運動麻痺患者のための遠隔操作ロボットシステム
研究内容
本研究では,身体の不自由な四肢麻痺患者の生活支援と社会参加の支援を目的として,四肢を用いることなく操作が可能な遠隔操作ロボットシステムを開発しています.具体的には,利用者に合わせた操作インタフェースとして,視線計測を使用したインタフェース,圧力センサシートを用いたインタフェースの開発を行いました.
予備実験の一例として,視線計測を用いた操作では,矢印の操作インタフェースと注視点を進行方向とするインタフェースとの比較実験を行いました.また,操作の難しさと操作主体感についてアンケート調査を行い,各インタフェースの課題について議論しました.実験結果より,視線での操作において,注視点を進行方向とするインタフェースのほうが操作感や主体感が高いことが確認できました.しかし,操作するための入力方式が限られているため,スムーズな操作が難しく,今後は,追加実験を通してインタフェースの再検討を行っていく予定です.
キーワード
遠隔操作ロボット,マルチモーダルインタフェース,VR,生活支援
出典
- Roman Rezenko, Duk Shin, Ryoya Hase and Takenori Obo, Mobile Robot with Eye-Gaze Interface, In Proceedings of The 9th International Conference on Smart Media and Applications (SMA 2020), Jeju, South Korea, September 17-19, 2020.
- Takenori Obo, Ryoya Hase, Kohei Kobayashi, Kotaro Sueta, Takeru Nakano and Duk Shin, Cognitive Modeling Based on Perceiving-Acting Cycle in Robotic Avatar System for Disabled Patients, In Proceedings of the 2020 IEEE World Congress on Computational Intelligence (WCCI 2020), Glasgow, UK, July 19 - 24, 2020.
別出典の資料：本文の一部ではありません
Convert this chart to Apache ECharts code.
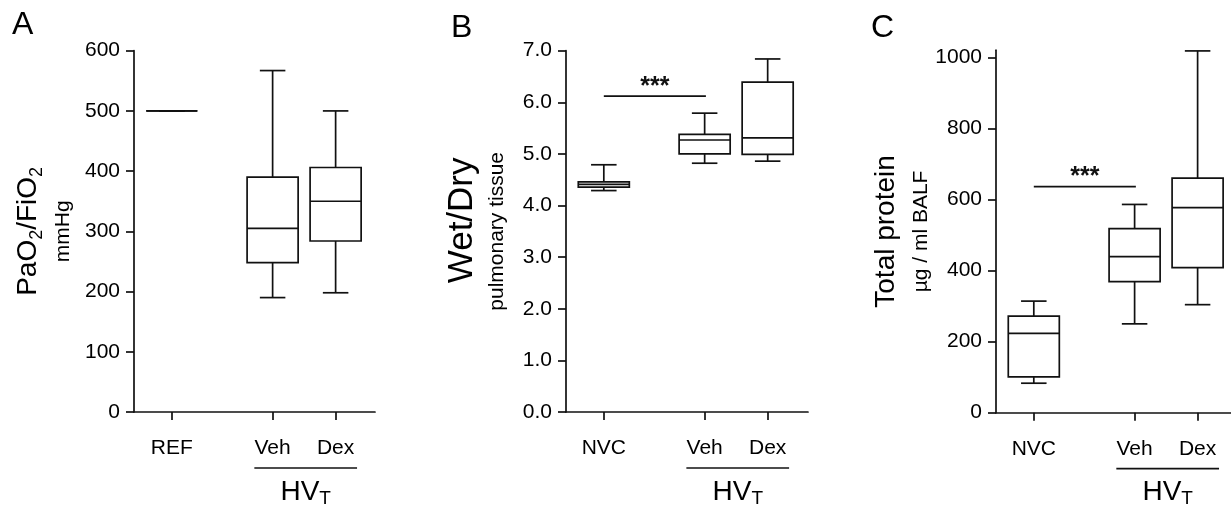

- 長谷良夜, 小林康平, 中埜武, 大保武慶, 辛徳, 四肢麻痺患者のための遠隔コミュニケーションロボットにおけるマルチモーダルインターフェース, ロボティクス・メカトロニクス講演会2020 (ROBOMECH2020), 講演論文集, 2A1-G08, WEB, May 27-30, 2020.
- 長谷良夜, 小林康平, 新井翔平, 末田皐太郎, 中埜武, 大保武慶, 知的移動エージェントのためのマルチモーダルインタフェースの構築, システム・情報部門学術講演会2019 (SSI2019), 講演論文集, pp. 572-575, November 23-25, 2019.
- 長谷良夜, 新井翔平, 末田皐太郎, 大保武慶,遠隔操作ロボットのための視線を入力としたマルチモーダルインタフェースの構築, 第29回インテリジェントシステムシンポジウム (FAN2019), 講演論文集, 富山, September 17-18, 2019.
- 長谷 良夜, Co-G.E.I.チャレンジ2019「四肢麻痺患者支援のための視線を入力とした遠隔操作ロボットの開発」, 2019.